RECORD EXCERPTS:
=-=-=-=-=

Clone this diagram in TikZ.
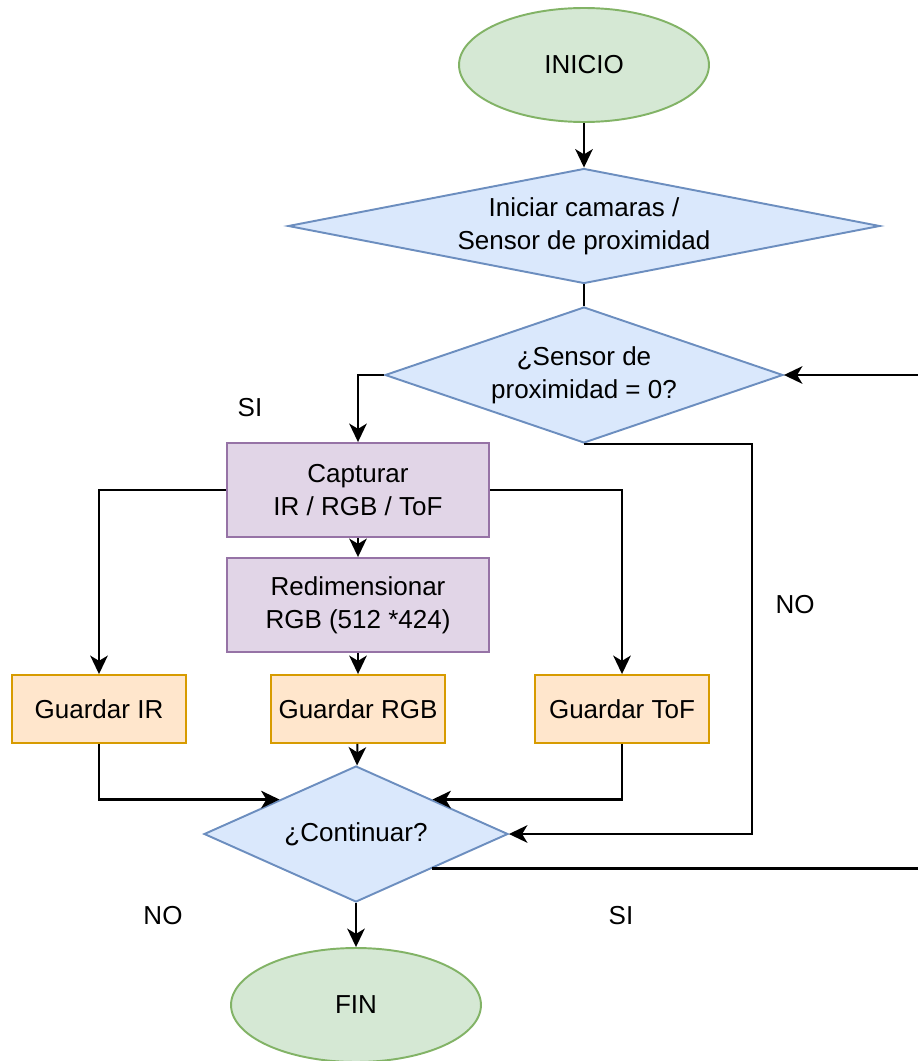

=-=-=-=-=

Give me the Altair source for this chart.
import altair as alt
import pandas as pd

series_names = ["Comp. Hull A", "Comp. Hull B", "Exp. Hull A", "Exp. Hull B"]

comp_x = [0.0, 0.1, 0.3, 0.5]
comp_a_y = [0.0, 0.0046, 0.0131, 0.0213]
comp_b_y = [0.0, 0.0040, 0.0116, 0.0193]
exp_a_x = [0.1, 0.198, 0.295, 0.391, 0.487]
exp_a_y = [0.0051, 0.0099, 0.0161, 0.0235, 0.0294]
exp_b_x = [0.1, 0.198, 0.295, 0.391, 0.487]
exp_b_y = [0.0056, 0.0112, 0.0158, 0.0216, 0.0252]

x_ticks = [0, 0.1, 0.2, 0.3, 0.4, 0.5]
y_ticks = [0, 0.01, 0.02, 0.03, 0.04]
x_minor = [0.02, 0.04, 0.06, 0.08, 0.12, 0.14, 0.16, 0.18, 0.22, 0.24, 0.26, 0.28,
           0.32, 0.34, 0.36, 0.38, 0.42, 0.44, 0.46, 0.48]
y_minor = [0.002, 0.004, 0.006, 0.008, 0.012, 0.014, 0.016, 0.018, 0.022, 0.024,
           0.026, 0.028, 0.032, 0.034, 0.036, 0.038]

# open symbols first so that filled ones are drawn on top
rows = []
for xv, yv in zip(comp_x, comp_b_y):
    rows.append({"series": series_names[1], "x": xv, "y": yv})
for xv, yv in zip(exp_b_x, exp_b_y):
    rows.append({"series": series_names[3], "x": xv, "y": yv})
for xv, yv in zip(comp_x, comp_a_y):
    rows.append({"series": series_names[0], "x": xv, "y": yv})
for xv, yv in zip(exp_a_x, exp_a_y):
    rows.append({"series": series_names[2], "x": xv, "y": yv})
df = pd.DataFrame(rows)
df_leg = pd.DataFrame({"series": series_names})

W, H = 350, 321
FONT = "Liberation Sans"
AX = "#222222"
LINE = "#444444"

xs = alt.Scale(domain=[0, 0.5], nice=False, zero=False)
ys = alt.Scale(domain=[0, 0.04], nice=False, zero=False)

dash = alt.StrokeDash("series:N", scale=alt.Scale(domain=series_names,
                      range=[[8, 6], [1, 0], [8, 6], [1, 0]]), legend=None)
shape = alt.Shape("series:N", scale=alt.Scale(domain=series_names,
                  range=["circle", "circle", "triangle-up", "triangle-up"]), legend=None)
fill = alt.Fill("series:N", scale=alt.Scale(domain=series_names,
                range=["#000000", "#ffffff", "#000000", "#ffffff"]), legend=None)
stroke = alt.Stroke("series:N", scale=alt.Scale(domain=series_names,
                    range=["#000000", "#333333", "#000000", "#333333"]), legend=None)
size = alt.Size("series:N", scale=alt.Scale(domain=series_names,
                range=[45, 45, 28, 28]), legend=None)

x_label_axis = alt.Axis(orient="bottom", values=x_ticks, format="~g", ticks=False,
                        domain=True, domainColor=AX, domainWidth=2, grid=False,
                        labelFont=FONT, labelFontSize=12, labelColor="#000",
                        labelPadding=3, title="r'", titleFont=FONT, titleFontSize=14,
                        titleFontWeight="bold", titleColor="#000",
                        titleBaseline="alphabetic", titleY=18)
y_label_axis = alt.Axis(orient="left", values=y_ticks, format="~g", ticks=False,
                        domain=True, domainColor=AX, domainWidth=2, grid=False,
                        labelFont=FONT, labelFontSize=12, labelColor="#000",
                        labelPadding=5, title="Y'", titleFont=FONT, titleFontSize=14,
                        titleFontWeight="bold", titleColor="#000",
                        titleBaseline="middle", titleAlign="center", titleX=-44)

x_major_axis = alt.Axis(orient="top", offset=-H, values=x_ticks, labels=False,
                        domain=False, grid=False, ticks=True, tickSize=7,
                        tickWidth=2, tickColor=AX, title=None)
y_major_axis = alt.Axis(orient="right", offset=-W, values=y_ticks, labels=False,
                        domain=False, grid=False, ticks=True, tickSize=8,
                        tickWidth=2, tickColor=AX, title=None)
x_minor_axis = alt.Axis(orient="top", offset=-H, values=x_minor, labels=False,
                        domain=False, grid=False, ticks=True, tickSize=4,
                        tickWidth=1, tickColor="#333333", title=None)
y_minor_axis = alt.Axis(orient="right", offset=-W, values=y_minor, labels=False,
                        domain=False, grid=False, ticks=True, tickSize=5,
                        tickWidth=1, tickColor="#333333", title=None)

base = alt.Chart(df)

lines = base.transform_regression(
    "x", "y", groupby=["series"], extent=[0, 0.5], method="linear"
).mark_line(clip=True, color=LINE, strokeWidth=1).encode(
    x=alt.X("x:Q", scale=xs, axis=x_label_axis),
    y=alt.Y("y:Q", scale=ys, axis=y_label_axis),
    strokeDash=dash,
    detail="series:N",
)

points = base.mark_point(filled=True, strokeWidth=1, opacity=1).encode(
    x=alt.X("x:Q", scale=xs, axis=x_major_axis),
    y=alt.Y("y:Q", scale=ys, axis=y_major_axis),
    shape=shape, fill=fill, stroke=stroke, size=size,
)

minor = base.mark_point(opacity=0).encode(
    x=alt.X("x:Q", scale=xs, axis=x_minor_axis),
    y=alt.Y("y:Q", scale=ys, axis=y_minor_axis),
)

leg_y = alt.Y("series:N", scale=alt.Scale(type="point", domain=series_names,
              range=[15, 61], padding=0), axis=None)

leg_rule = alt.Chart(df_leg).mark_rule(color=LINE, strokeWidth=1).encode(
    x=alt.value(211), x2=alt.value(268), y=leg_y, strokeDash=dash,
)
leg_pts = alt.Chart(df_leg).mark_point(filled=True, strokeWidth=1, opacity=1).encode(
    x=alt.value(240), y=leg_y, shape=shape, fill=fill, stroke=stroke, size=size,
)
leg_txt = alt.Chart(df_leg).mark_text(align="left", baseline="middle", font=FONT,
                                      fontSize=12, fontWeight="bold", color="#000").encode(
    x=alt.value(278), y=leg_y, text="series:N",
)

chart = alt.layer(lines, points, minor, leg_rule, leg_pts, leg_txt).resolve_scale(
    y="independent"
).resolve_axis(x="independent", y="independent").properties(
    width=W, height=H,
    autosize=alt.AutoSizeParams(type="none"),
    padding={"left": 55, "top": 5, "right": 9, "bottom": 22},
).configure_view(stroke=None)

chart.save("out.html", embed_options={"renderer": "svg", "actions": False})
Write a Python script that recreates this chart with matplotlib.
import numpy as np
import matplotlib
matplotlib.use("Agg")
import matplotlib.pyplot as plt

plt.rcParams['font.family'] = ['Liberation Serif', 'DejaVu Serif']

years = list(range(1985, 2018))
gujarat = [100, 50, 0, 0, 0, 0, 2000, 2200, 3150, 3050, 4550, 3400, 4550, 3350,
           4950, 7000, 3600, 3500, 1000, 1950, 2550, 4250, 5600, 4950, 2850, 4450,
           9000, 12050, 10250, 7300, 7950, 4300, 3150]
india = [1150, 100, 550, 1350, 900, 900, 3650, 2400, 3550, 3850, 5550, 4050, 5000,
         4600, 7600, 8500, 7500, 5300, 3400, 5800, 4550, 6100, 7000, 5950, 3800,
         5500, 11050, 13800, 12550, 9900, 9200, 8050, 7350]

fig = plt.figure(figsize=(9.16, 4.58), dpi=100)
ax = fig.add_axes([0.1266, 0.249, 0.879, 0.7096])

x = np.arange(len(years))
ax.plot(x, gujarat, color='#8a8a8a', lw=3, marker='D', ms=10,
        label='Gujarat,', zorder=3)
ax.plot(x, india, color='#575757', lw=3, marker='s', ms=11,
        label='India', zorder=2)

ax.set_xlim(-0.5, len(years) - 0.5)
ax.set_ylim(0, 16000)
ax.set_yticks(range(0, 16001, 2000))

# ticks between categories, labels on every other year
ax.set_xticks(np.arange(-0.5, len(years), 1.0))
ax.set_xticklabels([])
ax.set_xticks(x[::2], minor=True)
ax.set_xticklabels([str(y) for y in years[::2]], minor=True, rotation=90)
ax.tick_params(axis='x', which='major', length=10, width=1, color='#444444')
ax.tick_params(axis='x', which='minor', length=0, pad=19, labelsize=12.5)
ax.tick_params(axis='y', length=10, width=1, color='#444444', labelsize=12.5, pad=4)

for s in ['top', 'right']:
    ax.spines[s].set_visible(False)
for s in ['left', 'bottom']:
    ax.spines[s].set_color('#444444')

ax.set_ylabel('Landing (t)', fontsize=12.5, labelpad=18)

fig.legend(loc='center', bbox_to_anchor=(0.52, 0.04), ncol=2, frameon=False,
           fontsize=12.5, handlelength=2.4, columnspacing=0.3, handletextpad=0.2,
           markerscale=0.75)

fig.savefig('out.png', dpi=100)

=-=-=-=-=

WHAT TO WORK ON: Lines containing "this" are to be counted. State the total and add nothing.

EXERCISE RESPONSE: 3